導入事例
サン・フレッシュグループ ※農経新聞 2022年10月24日掲載


次世代へ生き残り図る青果仲卸(12)

~攻めの経営を支える管理基盤~

青果仲卸は、営業拡大や組織づくり、人材育成などの課題が山積し、さらに卸売市場制度の改正でますます厳しい状況に置かれている。本稿では将来に向かって企業努力で生き残りを図る青果仲卸、およびそれをバックアップする東新システムの販売管理システム「いちばクラウド青果問屋」を紹介する。

百貨店のテナントを中心に43店舗を展開。
近年は各店舗からの受注業務の合理化が大きな課題。


サン・フレッシュグループ(落合亜希子代表、本部=千葉県柏市末広町)は、百貨店のテナントを中心に小売部門43店舗(うち国内40店舗、海外3店舗)を展開し、青果物やフレッシュジュース、フルーツサンドなどを販売している。
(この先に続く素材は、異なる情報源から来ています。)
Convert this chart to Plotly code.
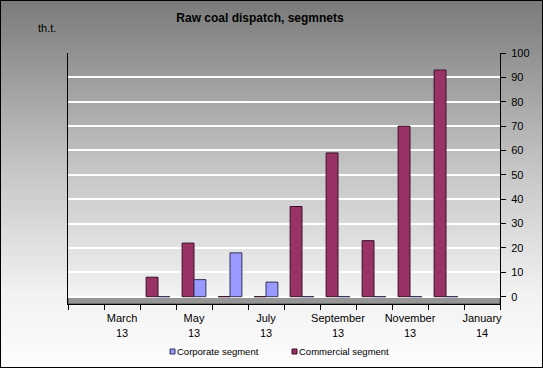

中心であるサン・フレッシュは1985年の設立だが、97年には持株会社サン・フレッシュホールディングスを立上げ、現在では輸出、東南アジアの現地法人、さらに仕入れ部門である東京・大田市場の青果仲卸(西勝、昌正)およびフレッシュ・エクスプレスなど、事業会社は12社におよぶ。
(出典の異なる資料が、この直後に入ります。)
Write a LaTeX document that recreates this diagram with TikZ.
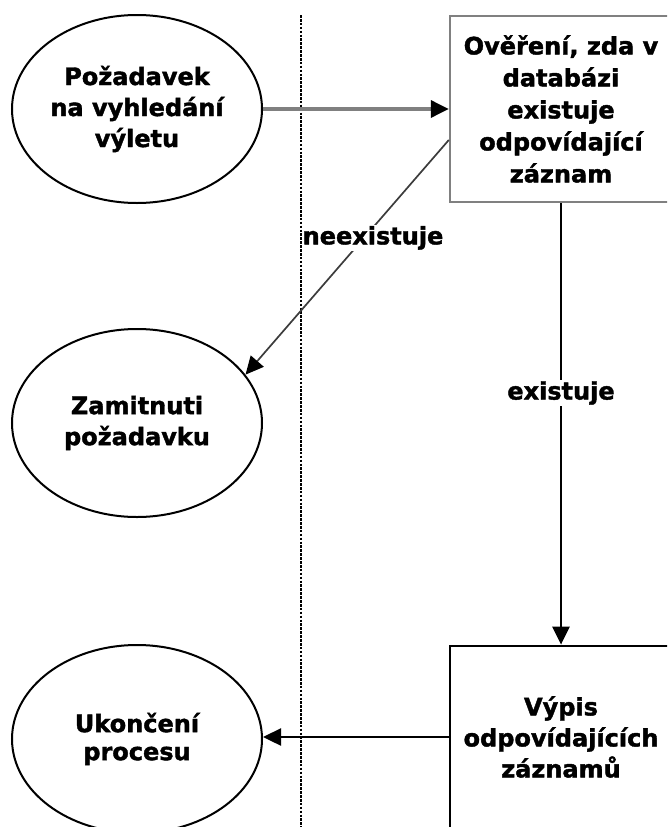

しかし事業規模が大きいがゆえに、近年は各店舗からの受注業務の合理化が大きな課題となっていた。

今年3月「青果問屋」を導入。データの入力業務が
不要なり、数日かかっていた請求書作成も1日で。


各店舗(関東中心、地方都市除く)から仕入部門各社への発注(電話・ファックス)は仕入部門が清書して本部にファックス送信。これを本部がシステムに入力するという流れで、転記・集計の手作業が多く、紙の使用量もかなりのものだった。

このため今年3月、仕入部門3社と本部で東新システムの「いちばクラウド青果問屋」を導入。各店舗からの受注を仕入部門で入力、システム上で集計する流れを実現した。これにより、仕入部門各社の受注業務が効率化しただけでなく、本部側ではさらに大きな効果を生んだ。仕入部門から送られたデータを入力するという業務が不要となり、確定納品書の自動メール送信対応なども含めて業務が大幅に改善され、それまで数日かかっていた月末の請求書も、当日中に作成できるようになっている。
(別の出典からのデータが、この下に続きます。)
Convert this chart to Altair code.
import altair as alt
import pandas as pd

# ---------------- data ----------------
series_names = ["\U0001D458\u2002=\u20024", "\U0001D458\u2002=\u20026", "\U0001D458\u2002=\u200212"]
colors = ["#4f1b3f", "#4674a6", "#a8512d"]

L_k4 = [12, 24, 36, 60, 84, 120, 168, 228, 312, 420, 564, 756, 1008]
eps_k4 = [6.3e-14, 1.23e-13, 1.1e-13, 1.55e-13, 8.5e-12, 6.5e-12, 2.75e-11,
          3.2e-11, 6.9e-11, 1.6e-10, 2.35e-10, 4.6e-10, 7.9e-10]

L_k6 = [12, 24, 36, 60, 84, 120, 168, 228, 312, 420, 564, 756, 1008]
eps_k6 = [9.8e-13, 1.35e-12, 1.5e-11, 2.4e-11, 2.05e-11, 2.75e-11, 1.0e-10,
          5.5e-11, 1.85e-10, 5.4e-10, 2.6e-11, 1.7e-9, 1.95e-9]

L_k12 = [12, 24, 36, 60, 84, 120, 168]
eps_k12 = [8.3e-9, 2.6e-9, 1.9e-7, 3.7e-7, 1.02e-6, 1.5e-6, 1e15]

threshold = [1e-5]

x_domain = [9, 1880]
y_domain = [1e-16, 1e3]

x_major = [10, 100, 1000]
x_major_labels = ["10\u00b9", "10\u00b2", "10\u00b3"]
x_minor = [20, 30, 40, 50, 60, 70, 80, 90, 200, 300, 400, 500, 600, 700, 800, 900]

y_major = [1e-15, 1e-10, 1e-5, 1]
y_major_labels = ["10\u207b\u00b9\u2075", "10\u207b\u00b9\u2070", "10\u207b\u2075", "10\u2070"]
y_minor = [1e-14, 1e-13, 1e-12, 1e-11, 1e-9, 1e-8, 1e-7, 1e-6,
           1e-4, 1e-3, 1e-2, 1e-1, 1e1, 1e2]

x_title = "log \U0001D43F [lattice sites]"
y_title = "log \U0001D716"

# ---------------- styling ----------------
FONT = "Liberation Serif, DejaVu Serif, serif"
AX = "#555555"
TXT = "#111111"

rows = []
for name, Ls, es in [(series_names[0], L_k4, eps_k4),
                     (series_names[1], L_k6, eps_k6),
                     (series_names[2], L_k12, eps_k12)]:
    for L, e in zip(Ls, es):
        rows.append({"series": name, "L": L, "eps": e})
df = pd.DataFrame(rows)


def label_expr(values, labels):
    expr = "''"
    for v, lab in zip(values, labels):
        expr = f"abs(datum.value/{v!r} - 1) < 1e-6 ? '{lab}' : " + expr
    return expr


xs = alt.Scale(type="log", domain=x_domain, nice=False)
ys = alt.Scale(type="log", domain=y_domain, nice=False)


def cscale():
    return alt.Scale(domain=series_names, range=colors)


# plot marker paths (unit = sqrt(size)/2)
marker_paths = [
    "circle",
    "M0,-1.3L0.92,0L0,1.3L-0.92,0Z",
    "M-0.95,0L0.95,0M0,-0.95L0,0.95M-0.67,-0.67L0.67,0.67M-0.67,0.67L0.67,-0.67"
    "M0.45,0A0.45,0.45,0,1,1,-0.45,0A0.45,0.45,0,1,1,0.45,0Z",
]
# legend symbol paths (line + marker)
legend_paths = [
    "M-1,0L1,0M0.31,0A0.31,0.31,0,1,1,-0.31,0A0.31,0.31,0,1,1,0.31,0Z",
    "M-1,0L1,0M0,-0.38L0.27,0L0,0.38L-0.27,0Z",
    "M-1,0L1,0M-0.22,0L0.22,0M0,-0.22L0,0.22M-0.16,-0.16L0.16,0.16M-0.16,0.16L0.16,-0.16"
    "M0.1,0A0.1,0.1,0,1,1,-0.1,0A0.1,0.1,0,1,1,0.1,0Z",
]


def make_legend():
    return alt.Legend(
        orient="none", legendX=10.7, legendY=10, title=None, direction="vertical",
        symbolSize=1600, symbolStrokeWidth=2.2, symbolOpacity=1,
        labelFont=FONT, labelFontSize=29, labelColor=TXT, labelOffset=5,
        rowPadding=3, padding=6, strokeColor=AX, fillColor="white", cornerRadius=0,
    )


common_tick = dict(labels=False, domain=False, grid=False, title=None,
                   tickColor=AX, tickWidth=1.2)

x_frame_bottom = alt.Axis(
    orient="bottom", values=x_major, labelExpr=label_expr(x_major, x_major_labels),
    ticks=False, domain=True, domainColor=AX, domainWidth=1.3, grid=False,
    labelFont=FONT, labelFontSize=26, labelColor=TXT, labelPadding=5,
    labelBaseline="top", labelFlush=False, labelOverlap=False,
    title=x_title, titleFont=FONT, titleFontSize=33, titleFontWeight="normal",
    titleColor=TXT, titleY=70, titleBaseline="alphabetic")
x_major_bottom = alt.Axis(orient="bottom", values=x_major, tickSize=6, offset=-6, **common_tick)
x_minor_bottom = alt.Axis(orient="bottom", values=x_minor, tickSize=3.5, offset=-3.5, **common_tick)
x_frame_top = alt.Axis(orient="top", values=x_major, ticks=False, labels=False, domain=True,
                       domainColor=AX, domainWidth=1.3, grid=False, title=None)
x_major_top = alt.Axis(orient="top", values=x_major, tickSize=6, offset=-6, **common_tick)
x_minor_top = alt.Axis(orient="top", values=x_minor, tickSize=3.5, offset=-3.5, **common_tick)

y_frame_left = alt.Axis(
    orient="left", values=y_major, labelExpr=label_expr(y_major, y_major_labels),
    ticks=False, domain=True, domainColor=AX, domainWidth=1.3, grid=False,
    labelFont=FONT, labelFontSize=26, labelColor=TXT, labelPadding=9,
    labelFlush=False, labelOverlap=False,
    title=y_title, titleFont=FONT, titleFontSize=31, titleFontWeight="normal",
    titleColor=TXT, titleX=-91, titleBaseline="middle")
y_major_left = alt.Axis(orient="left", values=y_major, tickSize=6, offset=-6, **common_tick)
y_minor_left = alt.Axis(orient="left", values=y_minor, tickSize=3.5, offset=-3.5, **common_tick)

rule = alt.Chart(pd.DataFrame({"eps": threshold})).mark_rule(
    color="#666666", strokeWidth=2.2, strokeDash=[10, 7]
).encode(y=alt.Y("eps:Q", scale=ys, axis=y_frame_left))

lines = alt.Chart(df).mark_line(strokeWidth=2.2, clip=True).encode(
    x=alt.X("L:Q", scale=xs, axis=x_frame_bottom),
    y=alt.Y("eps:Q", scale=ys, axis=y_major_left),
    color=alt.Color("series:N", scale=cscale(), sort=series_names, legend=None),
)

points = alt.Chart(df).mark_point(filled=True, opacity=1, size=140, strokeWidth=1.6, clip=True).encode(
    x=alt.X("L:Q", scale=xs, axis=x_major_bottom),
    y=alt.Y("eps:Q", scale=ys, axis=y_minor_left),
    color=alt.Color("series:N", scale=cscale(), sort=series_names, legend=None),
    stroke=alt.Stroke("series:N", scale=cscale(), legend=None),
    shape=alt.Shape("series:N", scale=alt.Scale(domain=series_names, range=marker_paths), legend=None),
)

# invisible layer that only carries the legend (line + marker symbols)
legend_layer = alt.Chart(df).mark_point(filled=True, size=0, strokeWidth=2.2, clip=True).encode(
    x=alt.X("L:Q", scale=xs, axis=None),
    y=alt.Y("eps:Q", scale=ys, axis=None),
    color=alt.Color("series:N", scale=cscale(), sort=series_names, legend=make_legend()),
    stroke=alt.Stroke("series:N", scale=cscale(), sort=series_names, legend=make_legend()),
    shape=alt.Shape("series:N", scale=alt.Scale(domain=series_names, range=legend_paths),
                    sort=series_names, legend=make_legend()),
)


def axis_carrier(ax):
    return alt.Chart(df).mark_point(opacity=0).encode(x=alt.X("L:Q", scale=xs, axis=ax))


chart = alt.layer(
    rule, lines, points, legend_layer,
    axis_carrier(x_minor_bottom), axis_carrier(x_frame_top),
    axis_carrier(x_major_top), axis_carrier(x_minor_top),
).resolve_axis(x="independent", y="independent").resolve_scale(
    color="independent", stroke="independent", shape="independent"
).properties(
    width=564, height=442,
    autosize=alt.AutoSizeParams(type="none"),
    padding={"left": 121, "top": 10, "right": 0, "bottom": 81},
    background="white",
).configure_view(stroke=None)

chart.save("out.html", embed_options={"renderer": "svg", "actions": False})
仕入部門各社では、西勝の商品管理方法をベースにして商品マスタ・得意先マスタ・仕入先マスタを3社で統一し、在庫や損益の管理を実現。通過型データの自動計上など簡素化の工夫も盛込み、ノートPCによるモバイルでの業務運用も活用している。

「まだ入力作業は発生するものの、仕入部門の仲卸と本部間のファックスや伝票などのペーパーレス化が進んだことが大きい」(システム担当の豊田隆人氏)という。

小売部門は各店の独自仕入で差別化を推進。
このコロナ下ではネット通販が予想以上に好調。



サン・フレッシュグループでは、グループの方針として、小売部門はすべて各店の独自仕入としている。とくに地方都市の店舗は地元の卸売市場などで仕入れる割合も多く、なかには産直もある。差別化のためにも独自仕入れは必須で、実際に増加中。東新システムではそれに対応した提案も行っている。

今後については、意外にも「店舗との受発注方法のうち電話は残したい」(豊田氏)という。これは「単なる受発注だけでなく、店舗とのコミュニケーションがとれる」からだ。ただしファックスでの受発注については、自動集計やデータ化などが可能なクラウドシステムの導入も検討する。

なおコロナ下での販売状況については、ネット通販サイトの売上げが予想以上に伸びたという。お供え・仏事用フルーツセット、お祝いフルーツギフトなどに加え、有機野菜など野菜のギフトも好評だ。「行事などがあっても大切な人に会いに行けない分、ギフトを送るということが定着したのでは」とみる。

また野菜では総菜やミールキットの売上げが好調で、品揃えを強化していく。